#### DATASET EXTRACT ####
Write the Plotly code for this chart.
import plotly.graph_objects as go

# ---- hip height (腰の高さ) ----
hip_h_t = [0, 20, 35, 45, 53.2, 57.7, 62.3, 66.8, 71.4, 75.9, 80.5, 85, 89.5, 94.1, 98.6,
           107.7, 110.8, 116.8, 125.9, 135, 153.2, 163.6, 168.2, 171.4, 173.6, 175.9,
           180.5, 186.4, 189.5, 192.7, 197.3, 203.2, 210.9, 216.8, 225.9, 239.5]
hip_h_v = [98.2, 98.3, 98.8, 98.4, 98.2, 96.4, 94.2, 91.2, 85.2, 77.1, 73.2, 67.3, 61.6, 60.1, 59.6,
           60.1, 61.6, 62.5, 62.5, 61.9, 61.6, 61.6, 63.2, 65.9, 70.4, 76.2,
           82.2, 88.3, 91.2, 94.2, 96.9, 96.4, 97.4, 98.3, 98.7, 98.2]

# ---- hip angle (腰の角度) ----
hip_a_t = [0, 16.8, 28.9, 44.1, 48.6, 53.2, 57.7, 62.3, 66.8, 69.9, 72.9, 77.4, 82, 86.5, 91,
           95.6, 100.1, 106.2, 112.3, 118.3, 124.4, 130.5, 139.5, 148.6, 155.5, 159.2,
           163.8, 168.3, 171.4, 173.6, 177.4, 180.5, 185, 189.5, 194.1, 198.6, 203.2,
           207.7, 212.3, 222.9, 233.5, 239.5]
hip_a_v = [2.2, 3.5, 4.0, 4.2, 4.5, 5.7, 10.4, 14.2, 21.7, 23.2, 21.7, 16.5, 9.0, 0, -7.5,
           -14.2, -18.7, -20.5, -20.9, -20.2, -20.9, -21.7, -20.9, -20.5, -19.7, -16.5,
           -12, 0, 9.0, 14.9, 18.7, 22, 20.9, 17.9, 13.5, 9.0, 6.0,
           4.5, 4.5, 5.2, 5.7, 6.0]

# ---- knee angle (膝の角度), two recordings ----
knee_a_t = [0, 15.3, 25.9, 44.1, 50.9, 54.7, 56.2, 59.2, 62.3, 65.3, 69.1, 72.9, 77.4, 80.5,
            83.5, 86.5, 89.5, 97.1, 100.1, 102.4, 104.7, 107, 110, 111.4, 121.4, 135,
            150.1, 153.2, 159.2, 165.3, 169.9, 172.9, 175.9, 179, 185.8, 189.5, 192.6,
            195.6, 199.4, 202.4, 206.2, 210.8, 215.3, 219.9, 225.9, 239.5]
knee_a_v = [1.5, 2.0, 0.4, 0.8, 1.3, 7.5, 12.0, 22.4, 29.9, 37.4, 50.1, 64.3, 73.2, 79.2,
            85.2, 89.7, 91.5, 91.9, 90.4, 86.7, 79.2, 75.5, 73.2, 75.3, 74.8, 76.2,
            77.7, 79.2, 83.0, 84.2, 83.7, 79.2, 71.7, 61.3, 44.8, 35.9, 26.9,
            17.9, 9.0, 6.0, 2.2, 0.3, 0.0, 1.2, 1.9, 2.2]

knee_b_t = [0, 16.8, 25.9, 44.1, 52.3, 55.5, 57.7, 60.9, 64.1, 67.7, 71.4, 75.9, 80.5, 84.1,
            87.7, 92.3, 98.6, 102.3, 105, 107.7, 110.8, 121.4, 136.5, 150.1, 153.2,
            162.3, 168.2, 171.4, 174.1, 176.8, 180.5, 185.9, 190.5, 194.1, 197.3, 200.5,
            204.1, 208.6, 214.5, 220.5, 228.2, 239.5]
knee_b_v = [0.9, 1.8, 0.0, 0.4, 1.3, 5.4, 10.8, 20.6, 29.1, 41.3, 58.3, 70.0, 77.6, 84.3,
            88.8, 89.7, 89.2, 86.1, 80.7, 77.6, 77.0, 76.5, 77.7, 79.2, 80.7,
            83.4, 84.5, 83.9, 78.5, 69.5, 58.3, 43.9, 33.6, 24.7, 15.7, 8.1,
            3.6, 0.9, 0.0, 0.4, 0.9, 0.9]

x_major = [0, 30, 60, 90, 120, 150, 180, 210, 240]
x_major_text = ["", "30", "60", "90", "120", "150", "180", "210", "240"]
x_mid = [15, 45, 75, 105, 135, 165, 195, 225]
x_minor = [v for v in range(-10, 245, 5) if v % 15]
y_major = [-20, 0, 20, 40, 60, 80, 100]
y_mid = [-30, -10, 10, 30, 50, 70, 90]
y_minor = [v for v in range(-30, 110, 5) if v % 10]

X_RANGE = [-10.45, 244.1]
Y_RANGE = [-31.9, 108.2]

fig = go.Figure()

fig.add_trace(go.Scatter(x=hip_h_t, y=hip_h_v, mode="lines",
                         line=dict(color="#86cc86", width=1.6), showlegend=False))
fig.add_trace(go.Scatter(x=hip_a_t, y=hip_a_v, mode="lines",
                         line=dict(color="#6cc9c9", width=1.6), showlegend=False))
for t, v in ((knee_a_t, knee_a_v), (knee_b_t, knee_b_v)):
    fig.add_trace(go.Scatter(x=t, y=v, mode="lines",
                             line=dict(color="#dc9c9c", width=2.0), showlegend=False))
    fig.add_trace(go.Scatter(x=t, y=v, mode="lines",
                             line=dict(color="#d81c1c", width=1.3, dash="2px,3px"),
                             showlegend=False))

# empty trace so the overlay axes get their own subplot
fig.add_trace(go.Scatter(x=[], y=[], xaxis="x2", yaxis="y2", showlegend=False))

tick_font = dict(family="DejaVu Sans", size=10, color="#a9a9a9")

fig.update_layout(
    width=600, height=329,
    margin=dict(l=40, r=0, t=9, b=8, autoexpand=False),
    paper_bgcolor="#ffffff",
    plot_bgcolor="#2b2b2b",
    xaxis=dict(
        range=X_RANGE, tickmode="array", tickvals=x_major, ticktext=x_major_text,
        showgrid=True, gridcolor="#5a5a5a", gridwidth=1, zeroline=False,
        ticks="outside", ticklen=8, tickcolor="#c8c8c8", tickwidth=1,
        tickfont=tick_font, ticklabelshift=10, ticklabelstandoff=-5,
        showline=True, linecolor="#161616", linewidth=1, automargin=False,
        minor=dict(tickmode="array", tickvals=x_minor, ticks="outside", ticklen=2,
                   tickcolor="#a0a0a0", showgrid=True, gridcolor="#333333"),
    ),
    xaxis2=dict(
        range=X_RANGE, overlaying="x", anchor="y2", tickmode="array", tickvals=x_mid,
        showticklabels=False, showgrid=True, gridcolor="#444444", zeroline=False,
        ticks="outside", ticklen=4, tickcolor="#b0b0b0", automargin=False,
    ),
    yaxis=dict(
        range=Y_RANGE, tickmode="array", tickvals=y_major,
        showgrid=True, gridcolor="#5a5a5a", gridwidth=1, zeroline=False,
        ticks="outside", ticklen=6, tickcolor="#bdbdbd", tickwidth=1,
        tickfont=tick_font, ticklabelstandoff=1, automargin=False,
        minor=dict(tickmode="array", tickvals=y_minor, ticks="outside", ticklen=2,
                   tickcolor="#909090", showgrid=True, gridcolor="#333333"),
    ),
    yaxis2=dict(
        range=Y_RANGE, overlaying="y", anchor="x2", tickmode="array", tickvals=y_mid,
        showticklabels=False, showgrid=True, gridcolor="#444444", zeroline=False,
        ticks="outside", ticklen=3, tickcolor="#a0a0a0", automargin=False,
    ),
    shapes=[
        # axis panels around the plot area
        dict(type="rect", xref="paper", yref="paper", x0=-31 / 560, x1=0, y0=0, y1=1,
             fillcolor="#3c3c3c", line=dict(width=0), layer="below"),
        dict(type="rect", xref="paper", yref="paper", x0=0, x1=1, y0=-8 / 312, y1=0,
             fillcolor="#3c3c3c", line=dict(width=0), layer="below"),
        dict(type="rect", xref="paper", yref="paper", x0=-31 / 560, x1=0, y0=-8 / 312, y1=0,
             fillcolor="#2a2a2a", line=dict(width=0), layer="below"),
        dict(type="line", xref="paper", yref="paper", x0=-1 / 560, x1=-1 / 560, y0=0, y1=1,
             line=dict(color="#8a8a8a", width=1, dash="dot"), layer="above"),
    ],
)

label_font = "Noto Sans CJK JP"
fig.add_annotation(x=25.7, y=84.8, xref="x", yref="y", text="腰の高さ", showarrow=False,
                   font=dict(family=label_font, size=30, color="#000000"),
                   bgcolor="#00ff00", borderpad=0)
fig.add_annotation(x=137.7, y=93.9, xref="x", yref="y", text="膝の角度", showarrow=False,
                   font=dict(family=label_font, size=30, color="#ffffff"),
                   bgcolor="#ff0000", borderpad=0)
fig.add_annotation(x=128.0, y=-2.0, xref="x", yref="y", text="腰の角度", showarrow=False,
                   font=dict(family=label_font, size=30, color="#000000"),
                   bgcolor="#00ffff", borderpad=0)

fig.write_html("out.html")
####
#### DATASET EXTRACT ####
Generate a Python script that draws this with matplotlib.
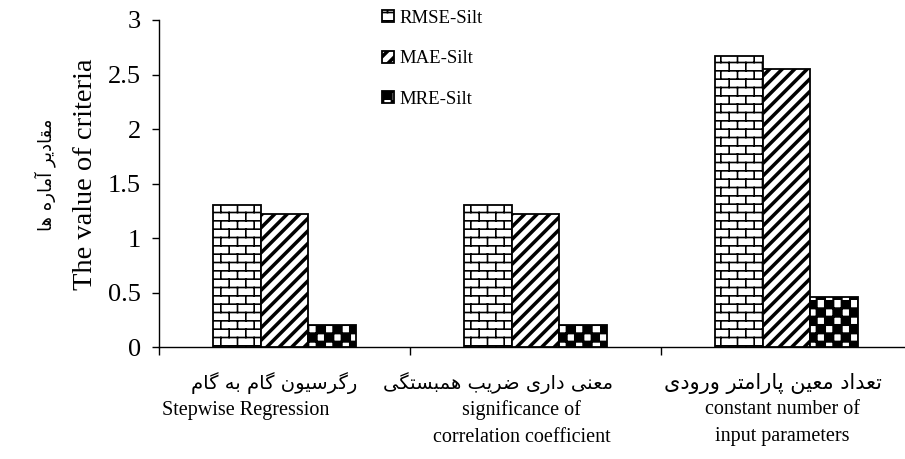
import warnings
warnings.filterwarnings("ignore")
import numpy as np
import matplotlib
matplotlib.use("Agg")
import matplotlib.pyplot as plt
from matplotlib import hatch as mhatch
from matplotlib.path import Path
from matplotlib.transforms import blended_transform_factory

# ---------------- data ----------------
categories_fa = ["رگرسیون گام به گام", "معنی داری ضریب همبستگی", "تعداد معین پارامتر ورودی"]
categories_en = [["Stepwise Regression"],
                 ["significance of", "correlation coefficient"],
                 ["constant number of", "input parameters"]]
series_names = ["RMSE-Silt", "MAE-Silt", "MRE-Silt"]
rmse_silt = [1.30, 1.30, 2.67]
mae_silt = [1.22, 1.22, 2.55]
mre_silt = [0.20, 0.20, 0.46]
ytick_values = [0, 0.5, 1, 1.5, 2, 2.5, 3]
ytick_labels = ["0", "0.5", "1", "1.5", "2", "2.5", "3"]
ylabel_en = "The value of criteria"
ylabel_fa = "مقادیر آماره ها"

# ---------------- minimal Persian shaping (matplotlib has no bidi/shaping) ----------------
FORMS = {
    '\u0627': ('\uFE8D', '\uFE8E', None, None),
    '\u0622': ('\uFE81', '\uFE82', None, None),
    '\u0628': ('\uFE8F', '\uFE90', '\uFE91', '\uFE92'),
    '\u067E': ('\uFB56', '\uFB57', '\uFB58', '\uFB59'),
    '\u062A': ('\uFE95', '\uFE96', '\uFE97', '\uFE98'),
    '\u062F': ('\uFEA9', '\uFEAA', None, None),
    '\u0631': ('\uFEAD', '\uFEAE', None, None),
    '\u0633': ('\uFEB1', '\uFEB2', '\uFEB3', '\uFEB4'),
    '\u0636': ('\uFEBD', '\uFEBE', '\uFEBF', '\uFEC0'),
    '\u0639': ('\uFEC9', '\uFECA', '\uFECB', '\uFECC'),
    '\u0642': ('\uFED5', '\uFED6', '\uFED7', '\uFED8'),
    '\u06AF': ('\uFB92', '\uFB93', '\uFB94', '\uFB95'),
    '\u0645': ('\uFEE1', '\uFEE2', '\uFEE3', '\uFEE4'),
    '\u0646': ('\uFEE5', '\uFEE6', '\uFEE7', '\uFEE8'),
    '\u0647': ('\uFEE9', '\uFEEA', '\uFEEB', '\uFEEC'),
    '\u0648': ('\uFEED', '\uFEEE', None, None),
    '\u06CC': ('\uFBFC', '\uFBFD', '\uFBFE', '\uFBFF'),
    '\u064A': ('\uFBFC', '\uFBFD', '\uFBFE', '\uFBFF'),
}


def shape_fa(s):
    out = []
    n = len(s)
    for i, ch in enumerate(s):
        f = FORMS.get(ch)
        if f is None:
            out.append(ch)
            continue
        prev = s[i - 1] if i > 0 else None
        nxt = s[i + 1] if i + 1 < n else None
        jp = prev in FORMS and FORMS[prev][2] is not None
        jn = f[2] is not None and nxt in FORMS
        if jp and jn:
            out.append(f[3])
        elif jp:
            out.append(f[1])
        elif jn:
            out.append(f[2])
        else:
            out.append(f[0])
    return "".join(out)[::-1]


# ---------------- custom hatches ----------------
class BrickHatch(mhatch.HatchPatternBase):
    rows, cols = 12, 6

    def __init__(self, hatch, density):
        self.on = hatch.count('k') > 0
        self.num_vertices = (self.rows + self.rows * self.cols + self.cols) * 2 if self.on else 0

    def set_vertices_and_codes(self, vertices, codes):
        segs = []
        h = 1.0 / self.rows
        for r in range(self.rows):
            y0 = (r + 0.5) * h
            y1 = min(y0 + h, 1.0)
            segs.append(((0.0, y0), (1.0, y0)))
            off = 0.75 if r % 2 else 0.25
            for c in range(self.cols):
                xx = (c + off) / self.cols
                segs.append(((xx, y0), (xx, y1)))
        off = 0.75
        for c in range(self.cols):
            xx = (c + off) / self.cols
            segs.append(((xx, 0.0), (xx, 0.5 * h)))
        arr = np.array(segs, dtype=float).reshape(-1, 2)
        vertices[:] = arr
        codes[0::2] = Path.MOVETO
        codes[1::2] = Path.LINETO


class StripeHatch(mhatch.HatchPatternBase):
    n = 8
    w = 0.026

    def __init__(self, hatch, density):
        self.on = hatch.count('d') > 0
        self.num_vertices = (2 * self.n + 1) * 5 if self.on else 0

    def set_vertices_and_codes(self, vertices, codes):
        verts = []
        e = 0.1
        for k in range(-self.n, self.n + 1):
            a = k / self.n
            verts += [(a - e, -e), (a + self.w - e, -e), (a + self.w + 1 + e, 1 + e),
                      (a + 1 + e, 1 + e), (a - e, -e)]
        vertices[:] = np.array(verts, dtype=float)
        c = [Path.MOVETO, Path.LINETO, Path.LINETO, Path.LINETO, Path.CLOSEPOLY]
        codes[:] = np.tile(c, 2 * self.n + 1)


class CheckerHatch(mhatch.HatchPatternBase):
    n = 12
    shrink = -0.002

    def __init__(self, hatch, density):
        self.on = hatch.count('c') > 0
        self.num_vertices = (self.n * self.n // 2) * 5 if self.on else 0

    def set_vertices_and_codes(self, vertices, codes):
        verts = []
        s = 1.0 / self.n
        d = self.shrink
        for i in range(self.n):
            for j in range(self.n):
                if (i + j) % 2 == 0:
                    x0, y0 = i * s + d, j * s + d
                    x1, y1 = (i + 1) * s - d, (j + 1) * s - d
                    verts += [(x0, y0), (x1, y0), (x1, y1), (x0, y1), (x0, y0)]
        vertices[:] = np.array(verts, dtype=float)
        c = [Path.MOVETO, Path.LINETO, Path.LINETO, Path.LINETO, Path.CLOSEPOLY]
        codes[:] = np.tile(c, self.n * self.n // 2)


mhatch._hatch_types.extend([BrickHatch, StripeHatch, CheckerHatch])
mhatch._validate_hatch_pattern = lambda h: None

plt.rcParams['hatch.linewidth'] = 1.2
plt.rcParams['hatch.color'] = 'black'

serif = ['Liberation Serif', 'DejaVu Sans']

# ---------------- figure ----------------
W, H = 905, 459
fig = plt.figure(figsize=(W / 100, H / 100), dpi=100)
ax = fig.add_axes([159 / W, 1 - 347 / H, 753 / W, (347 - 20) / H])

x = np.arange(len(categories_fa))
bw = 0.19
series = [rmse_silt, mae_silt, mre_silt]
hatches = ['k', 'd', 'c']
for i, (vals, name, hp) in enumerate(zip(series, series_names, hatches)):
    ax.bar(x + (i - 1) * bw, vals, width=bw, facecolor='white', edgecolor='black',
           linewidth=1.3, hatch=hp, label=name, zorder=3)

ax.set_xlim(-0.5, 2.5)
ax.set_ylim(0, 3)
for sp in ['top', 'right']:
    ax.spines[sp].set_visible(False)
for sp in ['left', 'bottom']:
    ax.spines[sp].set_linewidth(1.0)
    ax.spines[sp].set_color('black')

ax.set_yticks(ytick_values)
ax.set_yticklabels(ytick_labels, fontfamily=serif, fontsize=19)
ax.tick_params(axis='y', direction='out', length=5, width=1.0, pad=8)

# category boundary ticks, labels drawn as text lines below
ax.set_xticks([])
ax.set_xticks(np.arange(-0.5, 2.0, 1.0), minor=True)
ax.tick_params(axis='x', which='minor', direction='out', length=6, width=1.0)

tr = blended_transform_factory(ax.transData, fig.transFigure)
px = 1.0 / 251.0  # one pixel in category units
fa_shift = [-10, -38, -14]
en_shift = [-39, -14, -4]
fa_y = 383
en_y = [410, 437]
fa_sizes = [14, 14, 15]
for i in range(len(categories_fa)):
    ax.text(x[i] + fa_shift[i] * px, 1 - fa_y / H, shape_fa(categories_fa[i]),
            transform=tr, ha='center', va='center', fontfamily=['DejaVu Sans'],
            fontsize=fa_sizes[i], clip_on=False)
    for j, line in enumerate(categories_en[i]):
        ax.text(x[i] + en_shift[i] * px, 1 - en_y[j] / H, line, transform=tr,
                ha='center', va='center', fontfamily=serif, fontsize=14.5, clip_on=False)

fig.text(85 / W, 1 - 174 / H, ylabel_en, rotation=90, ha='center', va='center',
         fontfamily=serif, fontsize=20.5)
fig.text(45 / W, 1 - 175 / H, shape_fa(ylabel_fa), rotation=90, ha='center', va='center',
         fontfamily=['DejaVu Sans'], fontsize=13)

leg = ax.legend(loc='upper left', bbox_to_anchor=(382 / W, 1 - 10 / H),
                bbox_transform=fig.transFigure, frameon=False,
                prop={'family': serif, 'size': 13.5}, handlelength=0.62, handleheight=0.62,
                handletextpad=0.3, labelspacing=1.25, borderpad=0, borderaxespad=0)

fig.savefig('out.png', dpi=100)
####
Using the data above, say how many lines include "this". No other reply is needed.

■ **REPLY TO THE TASK**
2